Pattern A, design engineer salary band. Many companies have a dedicated design engineer band that pays at the intersection of design and engineering bands. Often 15 to 30 percent above pure design at the same level.
Pattern B, stock-heavy compensation. Hybrid designers at startups often get higher equity allocations because they ship more product directly. Reflects the leverage the hybrid role has on company outcomes.
Pattern C, contractor premium. Hybrid designers contracting independently can charge above pure-design and above pure-engineering rates because they reduce coordination costs for clients. Premium of 25 to 50 percent over comparable specialist rates is common.

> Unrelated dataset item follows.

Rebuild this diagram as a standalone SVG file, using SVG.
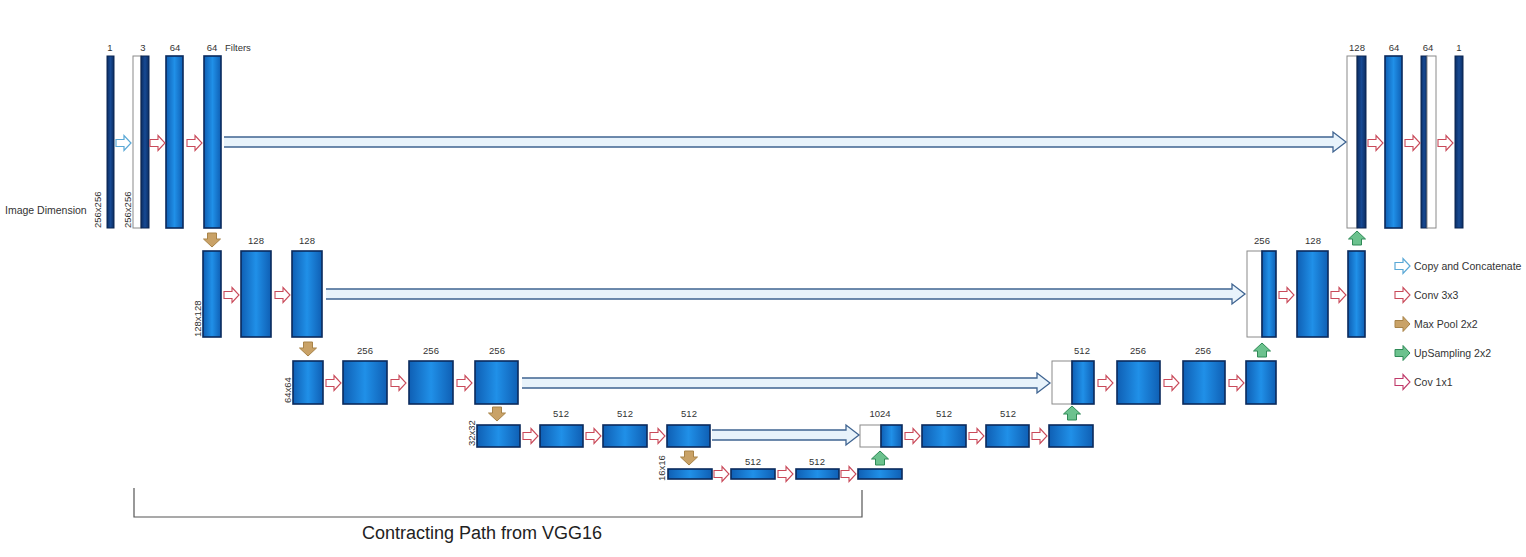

The right compensation pattern depends on your career stage and risk tolerance. Salary band works at established companies; equity-heavy works at startups; contracting works for independent operators. All three are credible options in 2026.
The most damaging positioning mistake for designers who code is hiding the hybrid nature on resumes and portfolios. Designers sometimes downplay coding skills because they fear it makes them look "less designer"; engineers sometimes downplay design skills because they fear it makes them look "less engineer." The right approach is to lead with the hybrid identity prominently. The companies that value the combination will recognize you immediately; the companies that do not are not where you want to work anyway. Positioning yourself as the hybrid is the filter that finds the right opportunities.
The other mistake is over-optimizing for one community's approval. Designers who code who spend all their time in design Twitter being defensive about coding are using energy that would be better spent shipping. Designers who code who spend all their time in engineering communities trying to prove rigor are doing the same. The healthiest path is to focus on the work, ship products, write publicly, and let the credibility build itself.
What This Means For You
Designers who code are increasingly valued in 2026, and the stigma against them is fading faster than the stigma's holders realize.
- If you're a founder: Hire designers who code if you can. They ship more design ideas to production than pure designers and produce better UX than pure engineers.
- If you're changing careers into design: Learn to code from the start. The hybrid path is increasingly the better path even if it feels less pure.
- If you're a student: Take both design and code seriously. The combination compounds across your entire career.